The Reading Framework (P80) suggests that children who are learning phonics should also be read to regularly to encourage reading for pleasure, vocabulary development and understanding. Book bands can be very helpful here as children can take home an additional book that parents can read to their child, as well as the fully decodable book they should read themselves.
The Reading Framework (P70) recommends using different resources for older pupils: “[For] older pupils who are still at the earliest stages of learning to read, schools might want to avoid programmes specifically designed for younger children and consider those with age-appropriate lessons and materials”.
Phonic Books have a range to help struggling Key Stage 2 readers catch up on the phonics principles that have previously eluded them. This series serves to ‘plug the gaps’ in any knowledge and offer the opportunity for a bit more practice where it is needed. But a factor of key importance is that the books are engaging and age-appropriate for a Key Stage 2 reader, in order that they feel a sense of progression and do not become disheartened or stagnate. The books include a practice page at the start to familiarise the reader with specific sounds and common words before they begin, ensuring as confident a start as possible.
Oxford’s Project X CODE is a proven* intervention programme for children in years 2–4 who are a year or more behind expected levels for their age and need support in their reading. These action-packed, character-led story books provide two texts.

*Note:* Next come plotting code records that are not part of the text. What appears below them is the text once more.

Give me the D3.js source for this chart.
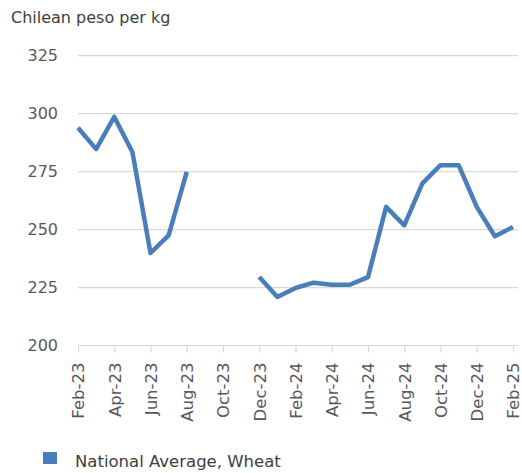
<!DOCTYPE html>
<html>
<head>
<meta charset="utf-8">
<script src="https://cdn.jsdelivr.net/npm/d3@7"></script>
<style>
  html, body { margin: 0; padding: 0; background: #fff; }
  svg { display: block; }
  text { font-family: "DejaVu Sans", sans-serif; fill: #404040; }
</style>
</head>
<body>
<svg id="chart" width="522" height="473"></svg>
<script>
const months = ["Feb-23","Mar-23","Apr-23","May-23","Jun-23","Jul-23","Aug-23","Sep-23","Oct-23","Nov-23","Dec-23","Jan-24","Feb-24","Mar-24","Apr-24","May-24","Jun-24","Jul-24","Aug-24","Sep-24","Oct-24","Nov-24","Dec-24","Jan-25","Feb-25"];
const wheat = [293.9,284.7,298.6,283.5,239.9,247.5,274.9,null,null,null,229.5,220.9,224.8,227.1,226.2,226.2,229.5,259.8,251.8,269.9,277.8,277.8,259.8,247.1,251.1];
const tickLabels = ["Feb-23","Apr-23","Jun-23","Aug-23","Oct-23","Dec-23","Feb-24","Apr-24","Jun-24","Aug-24","Oct-24","Dec-24","Feb-25"];
const yTicks = [200,225,250,275,300,325];
const unitLabel = "Chilean peso per kg";
const seriesName = "National Average, Wheat";

const svg = d3.select("#chart");
const x = d3.scalePoint().domain(months).range([78, 513]);
const y = d3.scaleLinear().domain([200, 325]).range([345.5, 55.7]);
const lineColor = "#4a7ebb";

// gridlines
svg.append("g").selectAll("line").data(yTicks.filter(d => d > 200)).join("line")
  .attr("x1", 78).attr("x2", 518)
  .attr("y1", d => y(d)).attr("y2", d => y(d))
  .attr("stroke", "#d9d9d9").attr("stroke-width", 1.2);

// y labels
svg.append("g").selectAll("text").data(yTicks).join("text")
  .attr("x", 58).attr("y", d => y(d)).attr("dy", "0.36em")
  .attr("text-anchor", "end").attr("font-size", 16).style("fill", "#595959")
  .text(d => d);

// x axis
const xAxis = d3.axisBottom(x).tickValues(tickLabels).tickSize(7).tickSizeOuter(0).tickFormat(d => d);
const gx = svg.append("g").attr("transform", `translate(0,${y(200)})`).call(xAxis);
gx.select(".domain").attr("stroke", "#d9d9d9").attr("stroke-width", 1.2).attr("d", `M78,0H518`);
gx.selectAll(".tick line").attr("stroke", "#d9d9d9").attr("stroke-width", 1.2);
gx.selectAll(".tick text")
  .attr("font-size", 16.5).style("fill", "#595959")
  .attr("font-family", "\"DejaVu Sans\", sans-serif")
  .attr("text-anchor", "end")
  .attr("transform", "rotate(-90)")
  .attr("x", -17).attr("y", 0).attr("dy", "0.36em");

// line
const line = d3.line().defined(d => d.v != null).x(d => x(d.m)).y(d => y(d.v));
svg.append("path")
  .datum(months.map((m, i) => ({ m, v: wheat[i] })))
  .attr("d", line).attr("fill", "none")
  .attr("stroke", lineColor).attr("stroke-width", 4.5)
  .attr("stroke-linejoin", "round").attr("stroke-linecap", "butt");

// title
svg.append("text").attr("x", 11).attr("y", 23).attr("font-size", 16).style("fill", "#404040").text(unitLabel);

// legend
svg.append("rect").attr("x", 43).attr("y", 452).attr("width", 14).attr("height", 12).attr("fill", lineColor);
svg.append("text").attr("x", 75).attr("y", 467).attr("font-size", 16.5).style("fill", "#404040").text(seriesName);
</script>
</body>
</html>
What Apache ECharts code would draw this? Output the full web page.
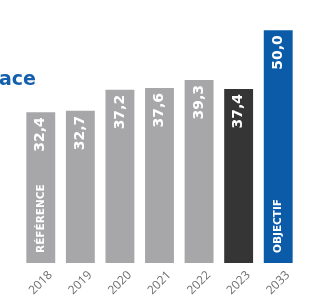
<!DOCTYPE html>
<html>
<head>
<meta charset="utf-8">
<script src="https://cdn.jsdelivr.net/npm/echarts@6/dist/echarts.min.js"></script>
<style>
  html, body { margin: 0; padding: 0; background: #fff; }
  #chart { width: 320px; height: 299px; }
</style>
</head>
<body>
<div id="chart"></div>
<script>
// données
var years = ['2018', '2019', '2020', '2021', '2022', '2023', '2033'];
var values = [32.4, 32.7, 37.2, 37.6, 39.3, 37.4, 50.0];
var notes = ['RÉFÉRENCE', '', '', '', '', '', 'OBJECTIF'];
var barColors = ['#a7a6a8', '#a7a6a8', '#a7a6a8', '#a7a6a8', '#a7a6a8', '#353535', '#0b5ba9'];

var chart = echarts.init(document.getElementById('chart'));

var option = {
  animation: false,
  title: {
    text: 'ace',
    left: -1,
    top: 71,
    padding: 0,
    textStyle: { color: '#1560ad', fontSize: 19, fontWeight: 'bold', fontFamily: 'DejaVu Sans' }
  },
  grid: { left: 21, right: 22, top: 7, bottom: 31 },
  xAxis: {
    type: 'category',
    data: years,
    axisLine: { show: false },
    axisTick: { show: false },
    axisLabel: {
      rotate: 45,
      align: 'center',
      verticalAlign: 'middle',
      margin: 20,
      color: '#6f6f6f',
      fontSize: 12,
      fontFamily: 'Open Sans'
    }
  },
  yAxis: {
    type: 'value',
    min: 0,
    max: 55,
    show: false
  },
  series: [
    {
      type: 'bar',
      barWidth: '73%',
      data: values.map(function (v, i) {
        return { value: v, itemStyle: { color: barColors[i] } };
      }),
      label: {
        show: true,
        position: 'insideTop',
        rotate: 90,
        align: 'right',
        verticalAlign: 'middle',
        distance: 5,
        color: '#fff',
        fontSize: 14,
        fontWeight: 'bold',
        fontFamily: 'DejaVu Sans',
        formatter: function (p) { return p.value.toFixed(1).replace('.', ','); }
      }
    },
    {
      type: 'bar',
      barWidth: '73%',
      barGap: '-100%',
      silent: true,
      itemStyle: { color: 'rgba(0,0,0,0)' },
      data: values,
      label: {
        show: true,
        position: 'insideBottom',
        rotate: 90,
        align: 'left',
        verticalAlign: 'middle',
        distance: 10,
        color: '#fff',
        fontSize: 10.5,
        fontWeight: 'bold',
        fontFamily: 'DejaVu Sans',
        formatter: function (p) { return notes[p.dataIndex]; }
      }
    }
  ]
};

chart.setOption(option);
</script>
</body>
</html>
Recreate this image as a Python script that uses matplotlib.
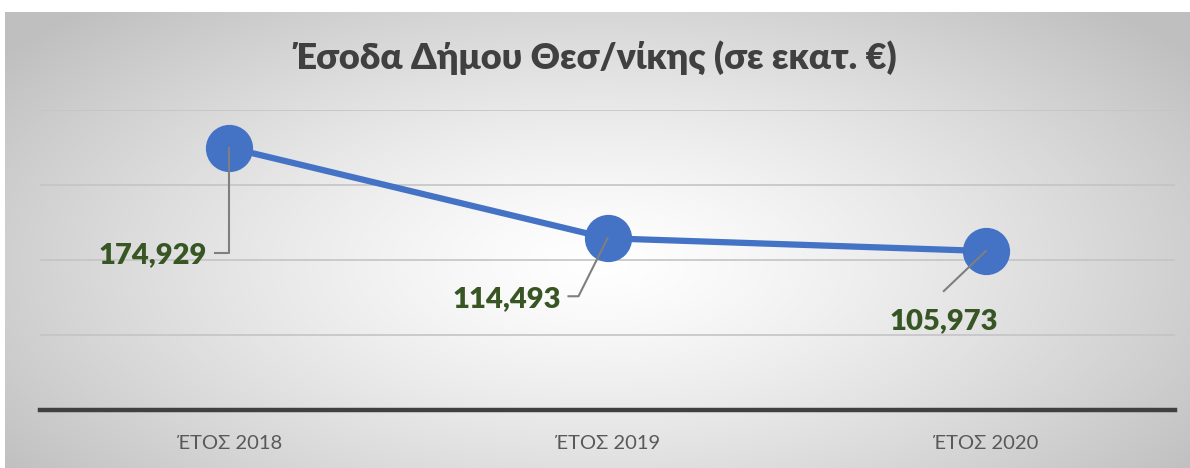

- Text 1 is 100% decodable to build confidence and develop vocabulary;
- Text 2 is at least 80% decodable in order to deepen comprehension and provide a challenge.
There are 16 entry and exit points so that children can start and finish the intervention at just the right point for them and four extra books at each level (CODE Extra) to give children further practise before they move on.
*OUP Research Trial independently analysed by Ros Fisher, Former Associate Professor at the University of Exeter
Collins Big Cat Phonics For Letters and Sounds 7+ is specially designed to give children aged 7+ books that reintroduce and practice the phonics covered in Phases 3–5 of Letters and Sounds. The decodable fiction and non-fiction books in Blue and Green book band contain age-appropriate content and more mature images to help engage older readers.
Ransom Reading Stars Plus is a catch-up series for older readers aged 9–13 who have gaps in their phonic knowledge and need age-appropriate resources to ensure they are secure in their learning. Covering the phonic phases 2–5 and following Letters and Sounds week-by-week to ensure fidelity to the programme and extended with a range of banded books for reading practice.
The Oxford Reading Tree: Word Sparks series supports learning additional vocabulary. Fully matched to the Letters and Sounds sets and phases up to Orange band, children will not only learn new vocabulary but develop their decoding skills, as well as fluency of reading and comprehension. Each pack contains:
- Four partner books containing parallel texts, of which one is read by the child and one by the supporting adult, designed to generate discussion and further develop vocabulary.
- Four books for children to read to an adult which include word boxes to prompt discussion and introduce more ambitious vocabulary.
- Notes on the inside covers as well as a list of grapheme-phoneme correspondence.
- Common words printed on the back cover to aid the selection of a book at the most appropriate level for the child’s phonics learning.